As it plans to move a spinoff company to Chicago, food industry giant Kellogg is looking to sublease its office in the River North neighborhood and find different space in the city for the soon-to-be-formed company’s headquarters.
Kellogg has hired brokers to seek a tenant to take over its Chicago space in the boutique office building at 412 N. Wells St., spokesperson Kris Bahner said in an email to CoStar News.
The company leases all 38,968 square feet of office space in the building through February 2029, according to marketing materials from JLL, which is representing Kellogg in the sublease. The space includes part of the ground floor and all eight floors above it, with the smaller top floor opening onto a roof deck.
The thin-floor-plate building runs along elevated CTA train tracks and is near the sprawling Merchandise Mart just north of the Chicago River, where Kellogg previously had an office and where Conagra Brands has been headquartered since relocating from Omaha, Nebraska, in 2016.
“We’ve determined that our downtown Chicago office space is not fully meeting the needs of our collaborative culture,” Bahner said. “As such, we are planning to sublet the current downtown office space and identify a new downtown location for our Chicago-based employees and visitors to work.”
Bahner declined to comment on which areas of the downtown office market Kellogg plans to search or how many square feet it expects to lease in the new deal.

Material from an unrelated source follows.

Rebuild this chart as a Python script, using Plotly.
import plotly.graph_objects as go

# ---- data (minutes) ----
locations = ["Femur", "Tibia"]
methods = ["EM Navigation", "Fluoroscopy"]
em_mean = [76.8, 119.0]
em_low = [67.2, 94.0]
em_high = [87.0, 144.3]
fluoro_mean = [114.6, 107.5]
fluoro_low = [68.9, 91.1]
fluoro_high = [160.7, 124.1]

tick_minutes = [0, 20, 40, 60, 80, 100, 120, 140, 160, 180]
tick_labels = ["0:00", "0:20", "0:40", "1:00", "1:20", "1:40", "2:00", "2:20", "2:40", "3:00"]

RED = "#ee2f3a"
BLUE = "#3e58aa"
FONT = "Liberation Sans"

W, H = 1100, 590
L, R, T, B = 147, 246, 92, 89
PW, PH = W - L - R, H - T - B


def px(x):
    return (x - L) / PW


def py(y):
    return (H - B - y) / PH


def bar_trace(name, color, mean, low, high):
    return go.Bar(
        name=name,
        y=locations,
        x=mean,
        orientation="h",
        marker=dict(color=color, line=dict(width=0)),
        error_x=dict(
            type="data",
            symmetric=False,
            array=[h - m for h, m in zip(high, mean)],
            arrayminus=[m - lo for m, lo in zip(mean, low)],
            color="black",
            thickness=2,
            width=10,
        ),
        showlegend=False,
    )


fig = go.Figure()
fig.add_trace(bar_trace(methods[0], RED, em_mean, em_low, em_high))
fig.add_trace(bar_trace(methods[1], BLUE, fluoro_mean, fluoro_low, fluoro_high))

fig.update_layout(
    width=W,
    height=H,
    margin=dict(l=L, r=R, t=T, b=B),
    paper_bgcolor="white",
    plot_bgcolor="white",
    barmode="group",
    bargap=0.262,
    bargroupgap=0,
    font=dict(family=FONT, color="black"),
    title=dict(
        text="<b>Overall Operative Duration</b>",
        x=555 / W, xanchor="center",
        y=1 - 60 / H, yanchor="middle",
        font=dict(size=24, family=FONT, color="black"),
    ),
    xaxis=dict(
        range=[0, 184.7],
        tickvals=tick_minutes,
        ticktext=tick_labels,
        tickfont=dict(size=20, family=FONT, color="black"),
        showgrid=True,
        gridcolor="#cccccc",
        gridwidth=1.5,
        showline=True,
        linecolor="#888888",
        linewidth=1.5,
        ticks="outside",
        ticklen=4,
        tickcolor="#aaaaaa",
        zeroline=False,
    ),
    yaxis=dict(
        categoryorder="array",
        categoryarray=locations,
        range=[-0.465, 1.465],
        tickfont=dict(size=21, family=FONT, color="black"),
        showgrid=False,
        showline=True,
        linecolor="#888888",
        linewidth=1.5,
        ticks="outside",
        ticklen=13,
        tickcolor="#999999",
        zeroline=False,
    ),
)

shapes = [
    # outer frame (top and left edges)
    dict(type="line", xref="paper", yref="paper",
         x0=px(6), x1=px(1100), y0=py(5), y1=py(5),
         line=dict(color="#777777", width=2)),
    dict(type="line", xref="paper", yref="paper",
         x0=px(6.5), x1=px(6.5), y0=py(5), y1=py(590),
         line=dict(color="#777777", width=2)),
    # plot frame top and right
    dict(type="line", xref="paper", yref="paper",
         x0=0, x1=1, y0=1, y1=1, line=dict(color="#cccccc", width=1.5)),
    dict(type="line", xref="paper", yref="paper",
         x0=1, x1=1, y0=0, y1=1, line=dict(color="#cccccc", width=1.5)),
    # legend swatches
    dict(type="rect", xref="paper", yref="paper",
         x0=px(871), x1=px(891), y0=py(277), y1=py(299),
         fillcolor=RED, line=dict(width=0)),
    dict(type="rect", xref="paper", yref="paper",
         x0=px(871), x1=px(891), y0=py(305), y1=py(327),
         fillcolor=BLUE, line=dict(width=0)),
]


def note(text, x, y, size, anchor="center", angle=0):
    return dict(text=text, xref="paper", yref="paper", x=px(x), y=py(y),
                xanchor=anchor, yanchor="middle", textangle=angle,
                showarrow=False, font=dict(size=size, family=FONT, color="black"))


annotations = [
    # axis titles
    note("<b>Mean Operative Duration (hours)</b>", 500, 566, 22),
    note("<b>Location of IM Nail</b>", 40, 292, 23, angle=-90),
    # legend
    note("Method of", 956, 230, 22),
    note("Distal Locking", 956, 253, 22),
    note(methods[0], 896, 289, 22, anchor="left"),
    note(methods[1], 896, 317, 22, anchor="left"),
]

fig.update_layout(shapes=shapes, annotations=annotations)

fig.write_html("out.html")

Kellogg’s move to switch spaces comes after the Battle Creek, Michigan-based company announced in June that it will split into three separate, publicly traded companies by the end of 2023.

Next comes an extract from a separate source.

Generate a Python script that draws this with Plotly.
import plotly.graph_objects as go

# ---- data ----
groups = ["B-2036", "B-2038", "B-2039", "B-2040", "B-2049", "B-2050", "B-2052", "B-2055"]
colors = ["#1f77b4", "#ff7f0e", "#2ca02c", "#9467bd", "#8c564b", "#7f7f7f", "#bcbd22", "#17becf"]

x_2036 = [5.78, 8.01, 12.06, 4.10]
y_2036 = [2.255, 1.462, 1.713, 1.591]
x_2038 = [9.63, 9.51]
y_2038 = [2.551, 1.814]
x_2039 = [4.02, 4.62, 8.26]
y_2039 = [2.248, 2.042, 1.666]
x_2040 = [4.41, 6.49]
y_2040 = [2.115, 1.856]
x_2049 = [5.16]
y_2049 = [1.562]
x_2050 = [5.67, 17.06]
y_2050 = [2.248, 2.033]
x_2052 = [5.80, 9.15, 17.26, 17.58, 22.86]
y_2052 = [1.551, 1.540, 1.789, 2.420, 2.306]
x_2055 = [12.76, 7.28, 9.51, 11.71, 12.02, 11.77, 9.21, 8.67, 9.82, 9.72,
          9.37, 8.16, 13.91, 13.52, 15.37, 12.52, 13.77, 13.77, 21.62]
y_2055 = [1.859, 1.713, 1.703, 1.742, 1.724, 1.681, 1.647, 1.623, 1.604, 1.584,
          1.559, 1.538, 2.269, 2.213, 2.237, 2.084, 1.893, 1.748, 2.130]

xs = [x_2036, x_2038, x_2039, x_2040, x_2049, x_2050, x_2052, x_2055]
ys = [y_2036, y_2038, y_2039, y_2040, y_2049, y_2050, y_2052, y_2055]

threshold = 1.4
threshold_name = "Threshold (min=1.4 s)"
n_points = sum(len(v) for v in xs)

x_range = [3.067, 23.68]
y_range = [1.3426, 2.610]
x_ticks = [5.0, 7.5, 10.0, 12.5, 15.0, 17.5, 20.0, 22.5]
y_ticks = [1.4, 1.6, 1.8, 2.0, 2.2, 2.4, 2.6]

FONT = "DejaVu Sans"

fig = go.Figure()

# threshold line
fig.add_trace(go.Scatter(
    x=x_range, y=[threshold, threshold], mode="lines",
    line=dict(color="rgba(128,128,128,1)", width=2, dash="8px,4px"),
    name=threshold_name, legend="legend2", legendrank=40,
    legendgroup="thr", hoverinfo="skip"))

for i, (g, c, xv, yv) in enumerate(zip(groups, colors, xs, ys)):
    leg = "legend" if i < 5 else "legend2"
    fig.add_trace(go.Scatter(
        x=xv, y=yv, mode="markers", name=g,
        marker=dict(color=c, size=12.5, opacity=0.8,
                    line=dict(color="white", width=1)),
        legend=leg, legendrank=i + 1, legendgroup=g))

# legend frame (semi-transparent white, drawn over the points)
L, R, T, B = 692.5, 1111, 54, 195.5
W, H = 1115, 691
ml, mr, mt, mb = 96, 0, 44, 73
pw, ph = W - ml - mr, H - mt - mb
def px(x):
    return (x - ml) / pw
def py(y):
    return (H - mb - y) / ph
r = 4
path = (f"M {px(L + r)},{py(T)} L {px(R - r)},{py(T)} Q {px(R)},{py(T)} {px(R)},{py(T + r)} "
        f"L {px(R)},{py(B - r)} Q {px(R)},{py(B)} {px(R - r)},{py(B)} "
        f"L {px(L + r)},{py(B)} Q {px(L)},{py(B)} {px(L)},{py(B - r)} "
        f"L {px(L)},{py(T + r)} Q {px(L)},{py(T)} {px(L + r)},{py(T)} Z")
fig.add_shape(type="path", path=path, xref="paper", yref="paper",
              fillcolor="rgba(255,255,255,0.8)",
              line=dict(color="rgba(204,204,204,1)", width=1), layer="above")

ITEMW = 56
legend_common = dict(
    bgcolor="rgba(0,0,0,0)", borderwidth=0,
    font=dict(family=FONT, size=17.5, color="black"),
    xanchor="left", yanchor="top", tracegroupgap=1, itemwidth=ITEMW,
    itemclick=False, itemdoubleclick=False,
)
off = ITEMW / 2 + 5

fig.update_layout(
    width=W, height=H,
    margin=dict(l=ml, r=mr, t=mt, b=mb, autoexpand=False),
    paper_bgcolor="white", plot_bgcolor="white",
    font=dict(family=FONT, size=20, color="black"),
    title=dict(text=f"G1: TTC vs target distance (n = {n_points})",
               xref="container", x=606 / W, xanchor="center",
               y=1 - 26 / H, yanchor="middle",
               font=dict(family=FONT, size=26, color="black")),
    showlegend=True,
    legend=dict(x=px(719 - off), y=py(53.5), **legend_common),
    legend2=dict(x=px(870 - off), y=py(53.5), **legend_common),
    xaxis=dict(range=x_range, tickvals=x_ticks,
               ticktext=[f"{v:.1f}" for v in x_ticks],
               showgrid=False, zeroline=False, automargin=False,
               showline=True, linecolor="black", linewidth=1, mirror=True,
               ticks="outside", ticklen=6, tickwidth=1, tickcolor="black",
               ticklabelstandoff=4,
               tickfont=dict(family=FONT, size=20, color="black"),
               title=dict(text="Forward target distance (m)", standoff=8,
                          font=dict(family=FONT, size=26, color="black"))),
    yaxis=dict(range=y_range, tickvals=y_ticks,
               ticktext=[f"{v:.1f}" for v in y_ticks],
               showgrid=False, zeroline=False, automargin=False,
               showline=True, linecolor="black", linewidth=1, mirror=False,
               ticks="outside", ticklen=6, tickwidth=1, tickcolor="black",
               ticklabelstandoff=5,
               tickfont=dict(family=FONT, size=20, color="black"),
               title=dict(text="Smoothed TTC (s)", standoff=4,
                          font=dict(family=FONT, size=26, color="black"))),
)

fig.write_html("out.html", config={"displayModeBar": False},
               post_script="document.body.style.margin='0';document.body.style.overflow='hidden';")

The largest of those yet-to-be-named companies, a snack company accounting for about 80% of Kellogg’s total sales, is set to be based in Chicago. There are about 300 Chicago-area employees, including some at an office at 263 Shuman Blvd. in Naperville, Illinois, and that number is not expected to change with the new headquarters designation, the company has said.
Well-known brands that will be part of the Chicago-based snack company include Pop-Tarts, Cheez-It, Nutri-Grain, Kellogg’s Rice Crispies Treats, Pringles and RXBAR.

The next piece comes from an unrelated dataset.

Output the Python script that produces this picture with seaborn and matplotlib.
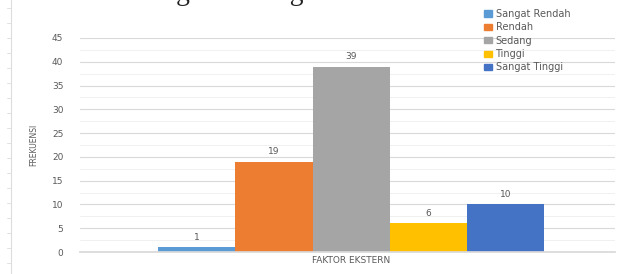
import matplotlib
matplotlib.use('Agg')
import matplotlib.pyplot as plt
import matplotlib.lines as mlines
import pandas as pd
import seaborn as sns

# ── Data ───────────────────────────────────────────────────────────────────────
kategori = ['Sangat Rendah', 'Rendah', 'Sedang', 'Tinggi', 'Sangat Tinggi']
frekuensi = [1, 19, 39, 6, 10]
warna = ['#5B9BD5', '#ED7D31', '#A5A5A5', '#FFC000', '#4472C4']
y_ticks = [0, 5, 10, 15, 20, 25, 30, 35, 40, 45]

df = pd.DataFrame({'faktor': ['FAKTOR EKSTERN'] * len(kategori),
                   'kategori': kategori,
                   'frekuensi': frekuensi})

# ── Figure ─────────────────────────────────────────────────────────────────────
sns.set_theme(style='white')
plt.rcParams['font.family'] = ['DejaVu Sans']

fig = plt.figure(figsize=(6.3, 2.74), dpi=100)
ax = fig.add_axes([80 / 630, 1 - 252 / 274, 535 / 630, 214 / 274])

sns.barplot(data=df, x='faktor', y='frekuensi', hue='kategori',
            hue_order=kategori, palette=warna, width=0.8,
            saturation=1, linewidth=0, ax=ax, legend=False)

for cont in ax.containers:
    ax.bar_label(cont, fmt='%d', padding=4, fontsize=6.5, color='#595959')

ax.set_ylim(0, 45)
ax.set_yticks(y_ticks)
ax.set_yticks([v + 2.5 for v in y_ticks[:-1]], minor=True)
ax.set_xlim(-0.562, 0.547)
ax.grid(axis='y', which='major', color='#D9D9D9', linewidth=0.8)
ax.grid(axis='y', which='minor', color='#EEEEEE', linewidth=0.6)
ax.set_axisbelow(True)
ax.tick_params(axis='y', which='both', length=0, labelsize=6.5,
               labelcolor='#595959', pad=12)
ax.tick_params(axis='x', length=0, labelsize=6.5, labelcolor='#595959', pad=3)
for s in ['top', 'right', 'left']:
    ax.spines[s].set_visible(False)
ax.spines['bottom'].set_color('#D9D9D9')
ax.set_xlabel('')
ax.set_ylabel('FREKUENSI', fontsize=5.5, color='#595959', labelpad=10)

# legend
handles = [plt.Rectangle((0, 0), 1, 1, color=c) for c in warna]
fig.legend(handles, kategori, loc='upper left', bbox_to_anchor=(479 / 630, 1 - 4 / 274),
           frameon=False, fontsize=7, handlelength=0.8, handleheight=0.6,
           handletextpad=0.4, labelspacing=0.35, borderpad=0,
           labelcolor='#595959')

# page text cut off at top
fig.text(66 / 630, 1 - 0.5 / 274, 'ntuk histogram sebagai berikut.',
         family=['Liberation Serif'], fontsize=20, color='#222222',
         ha='left', va='baseline')

# page border on the left
fig.add_artist(mlines.Line2D([11 / 630, 11 / 630], [0, 1], color='#DDDDDD', lw=0.8))
for yy in range(8, 274, 15):
    fig.add_artist(mlines.Line2D([7 / 630, 11 / 630], [1 - yy / 274, 1 - yy / 274],
                                 color='#DDDDDD', lw=0.6))

plt.savefig('out.png', dpi=100)
plt.close()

Kellogg took over the space when it acquired RXBAR, a Chicago-based protein-bar maker, in 2017 around the time RXBAR moved into the newly opened office building on Wells Street.
The building is now owned by a wealthy family from Spain, which bought it from developers Hubbard Street Group and Centrum Realty & Development for more than $31 million in early 2019.
Kellogg’s space is up for sublease during a challenging time for office demand, nearly three years into COVID-19 and amid a wobbly economy.
There is a near-record 98.1 million square feet of office space available in the Chicago area, or 19.2% of the total supply, according to CoStar data.
To offload its space, Kellogg will face competition from landlords and other companies looking to sublet space.
Tyson Foods, which is relocating jobs to its Arkansas headquarters, recently put its 233,000-square-foot Chicago building at 400 S. Jefferson St. on the market in one of the largest subleases in the city since the start of the pandemic.
For the Record
Kellogg is represented in the sublease by JLL brokers Brad Despot and Kerry Middleton. JLL’s Jeff Liljeberg is representing JLL in its search for new space.